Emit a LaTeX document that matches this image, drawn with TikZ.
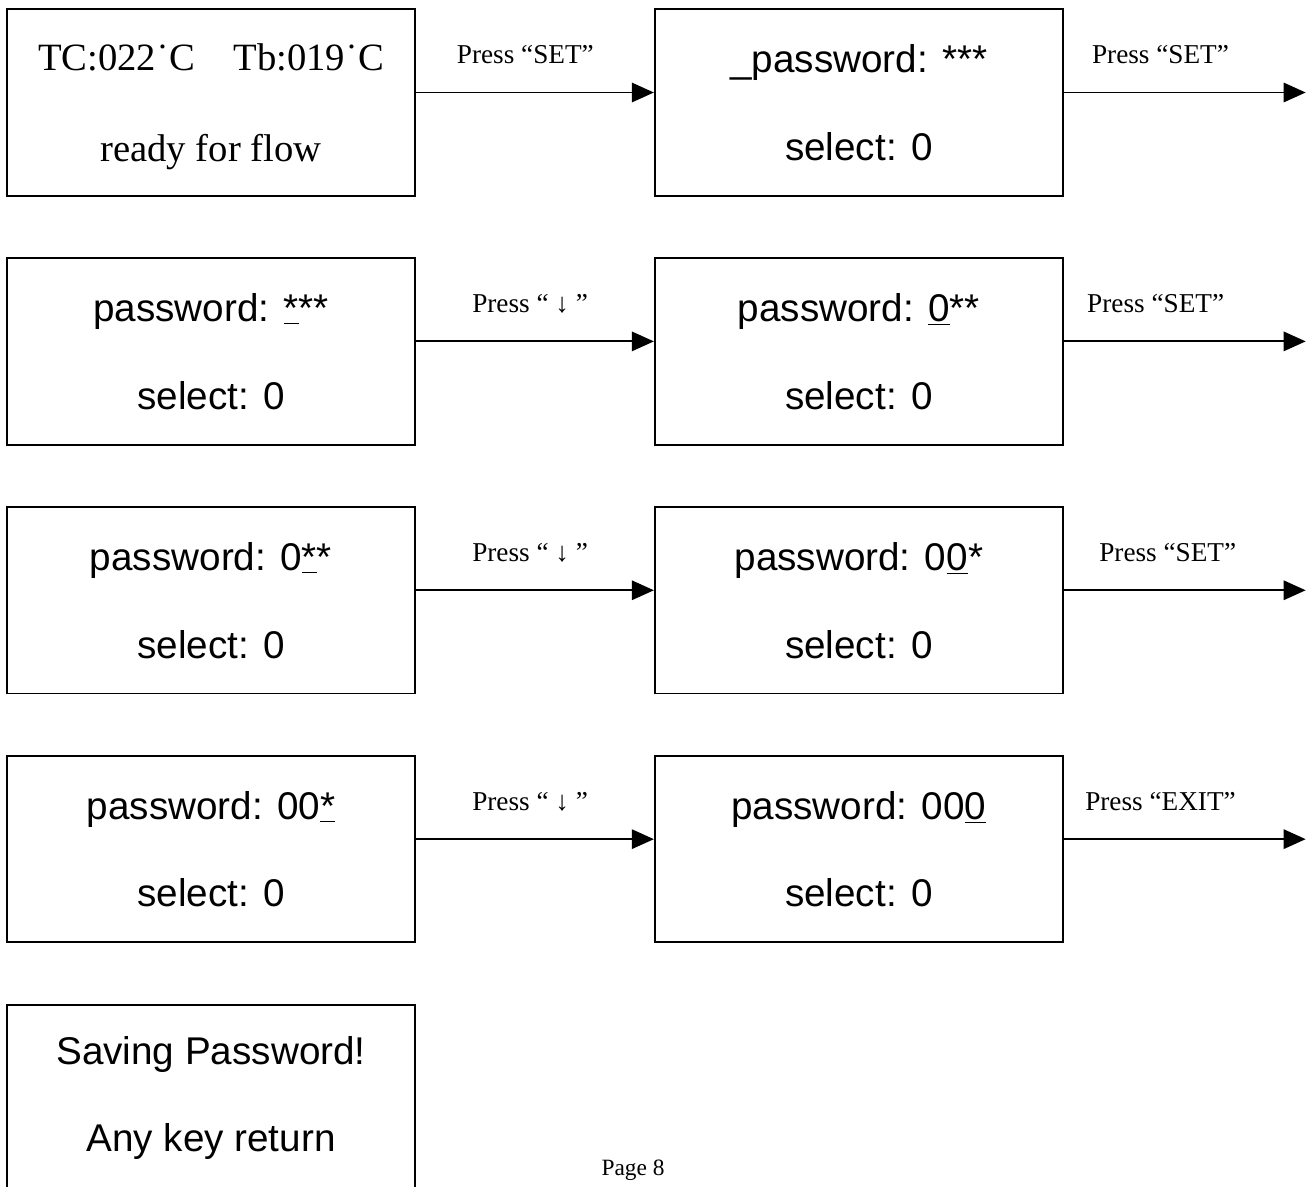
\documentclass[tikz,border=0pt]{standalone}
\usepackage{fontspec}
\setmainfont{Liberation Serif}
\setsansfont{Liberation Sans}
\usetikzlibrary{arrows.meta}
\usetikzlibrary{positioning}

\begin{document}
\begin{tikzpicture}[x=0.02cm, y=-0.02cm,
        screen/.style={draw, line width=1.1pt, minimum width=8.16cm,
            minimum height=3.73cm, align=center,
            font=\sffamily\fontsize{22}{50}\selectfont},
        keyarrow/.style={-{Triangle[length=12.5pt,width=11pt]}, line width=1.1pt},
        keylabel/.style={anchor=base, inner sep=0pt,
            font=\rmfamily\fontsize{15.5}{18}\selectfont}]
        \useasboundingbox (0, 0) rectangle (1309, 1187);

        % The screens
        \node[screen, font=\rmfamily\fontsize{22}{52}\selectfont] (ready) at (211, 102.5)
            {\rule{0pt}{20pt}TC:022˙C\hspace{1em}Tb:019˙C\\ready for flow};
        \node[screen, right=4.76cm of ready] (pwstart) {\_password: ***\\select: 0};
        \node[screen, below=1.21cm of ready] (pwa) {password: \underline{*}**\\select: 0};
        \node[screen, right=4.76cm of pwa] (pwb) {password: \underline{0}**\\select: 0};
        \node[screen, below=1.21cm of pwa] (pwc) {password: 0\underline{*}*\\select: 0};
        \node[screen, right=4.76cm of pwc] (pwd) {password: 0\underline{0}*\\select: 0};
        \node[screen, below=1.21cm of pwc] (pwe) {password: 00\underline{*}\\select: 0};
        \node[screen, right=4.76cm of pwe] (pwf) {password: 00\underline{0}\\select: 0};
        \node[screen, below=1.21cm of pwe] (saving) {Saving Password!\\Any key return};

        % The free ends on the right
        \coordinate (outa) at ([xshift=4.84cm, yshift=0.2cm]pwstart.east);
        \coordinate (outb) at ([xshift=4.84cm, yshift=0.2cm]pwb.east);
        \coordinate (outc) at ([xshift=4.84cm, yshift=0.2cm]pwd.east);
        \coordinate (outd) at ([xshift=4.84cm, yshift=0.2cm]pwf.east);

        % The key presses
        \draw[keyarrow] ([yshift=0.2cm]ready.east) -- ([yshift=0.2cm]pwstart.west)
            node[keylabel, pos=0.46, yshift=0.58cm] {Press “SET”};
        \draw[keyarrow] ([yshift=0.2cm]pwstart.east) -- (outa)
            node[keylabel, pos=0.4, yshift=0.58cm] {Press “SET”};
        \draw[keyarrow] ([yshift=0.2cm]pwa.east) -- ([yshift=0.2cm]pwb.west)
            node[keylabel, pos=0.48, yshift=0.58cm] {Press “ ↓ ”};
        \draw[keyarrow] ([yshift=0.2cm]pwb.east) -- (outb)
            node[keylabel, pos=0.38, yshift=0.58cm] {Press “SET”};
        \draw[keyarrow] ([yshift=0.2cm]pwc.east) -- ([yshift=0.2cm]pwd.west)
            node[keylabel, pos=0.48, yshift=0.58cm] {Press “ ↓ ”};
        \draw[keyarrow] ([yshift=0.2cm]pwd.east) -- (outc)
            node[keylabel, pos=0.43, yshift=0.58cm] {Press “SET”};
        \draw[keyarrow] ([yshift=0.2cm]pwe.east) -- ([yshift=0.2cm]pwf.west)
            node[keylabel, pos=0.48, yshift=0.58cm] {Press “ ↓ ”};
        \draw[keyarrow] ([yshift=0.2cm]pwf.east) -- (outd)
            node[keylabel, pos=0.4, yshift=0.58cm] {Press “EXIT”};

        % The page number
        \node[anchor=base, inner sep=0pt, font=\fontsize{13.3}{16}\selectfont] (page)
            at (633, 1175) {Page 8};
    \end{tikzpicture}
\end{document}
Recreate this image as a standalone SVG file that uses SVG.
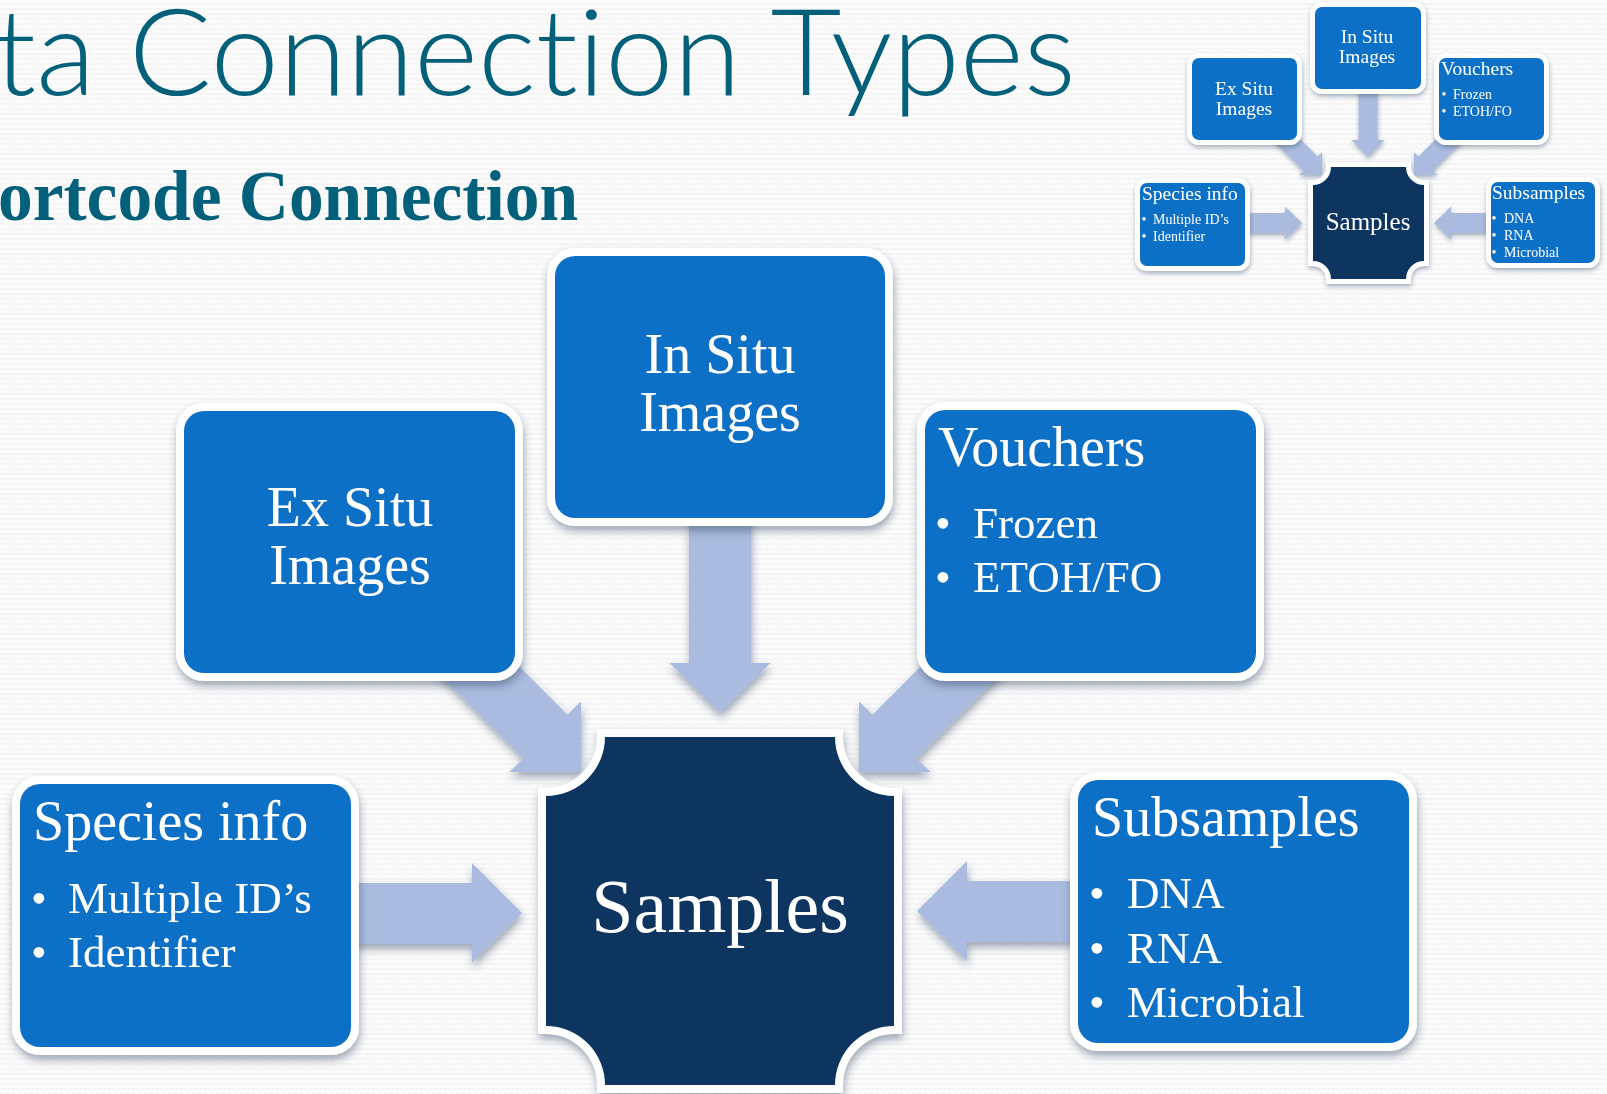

········

● **Given task**
Pick out all lines containing the string "that".

● **Reply**
Emit a LaTeX document that matches this image, drawn with TikZ.
Recreate this image as a standalone SVG file that uses SVG.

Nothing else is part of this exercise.